2. Purdue's graduate admissions page says:

A good preparation in physics for entering students includes a sound knowledge of general physics, intermediate level mechanics, electricity and magnetism, optics, statistical and thermal physics, introductory atomic and nuclear physics including some principles of quantum mechanics. A corresponding mathematical background would include vector analysis, advanced calculus, ordinary differential equations, boundary value problems, and some knowledge of introductory complex analysis. Graduate credit courses are offered at two levels in quantum mechanics and a classical physics review course that surveys problem solving in intermediate mechanics, electricity and magnetism, and some thermal physics is offered. In addition, two courses in mathematical methods of physics are offered. First-year students can be placed in courses that will supplement their undergraduate programs and correct deficiencies.
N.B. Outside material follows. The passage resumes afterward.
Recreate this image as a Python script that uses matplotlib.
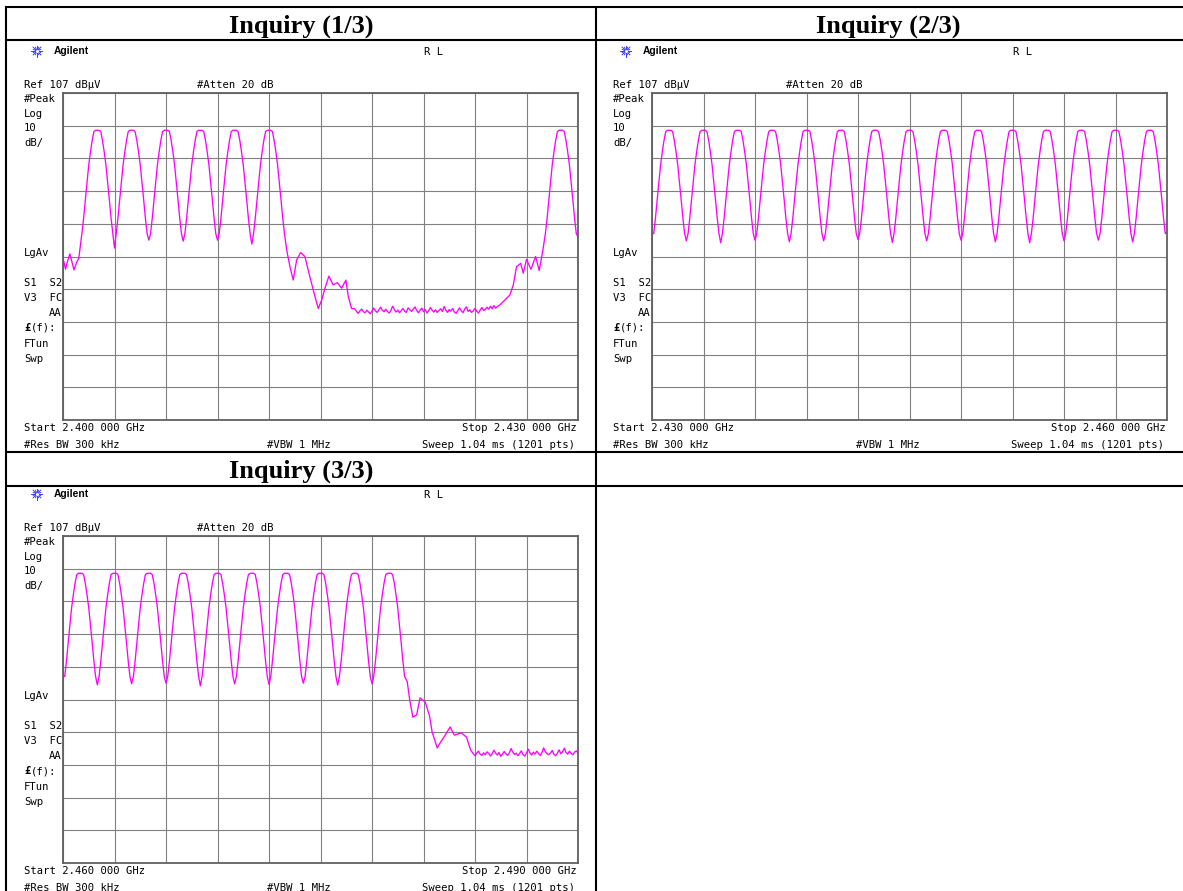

Strong undergraduate preparation would be provided by adequate study of textbooks at the level of:

• Fowles, Analytical Mechanics or Thornton and Marion, Classical Dynamics of Particles and Systems, in classical mechanics;
  
• Griffiths, Introduction to Electrodynamics or Reitz, Milford and Christy, Foundations of Electromagnetic Theory, or Marion, Classical Electromagnetic Radiation, in electricity and magnetism;
  
• Gasiorowicz, Quantum Physics or French and Taylor, An Introduction to Quantum Physics, or Eisberg and Resnick, Quantum Physics of atoms, molecules, solids, nuclei, and particles, in quantum mechanics;
  
• Kittel and Kroemer, Thermal Physics or Reif, Statistical and Thermal Physics, in thermal and statistical physics;
  and finally for
• general modern physics, Weidner and Sells, Krane, Sandin, Serway, or Tipler.
  

If you know all of this material, you will be far ahead of many graduate students, so the goal is not to memorize it all, but to be familiar with the problems and be able to solve some of the most important, basic, problems.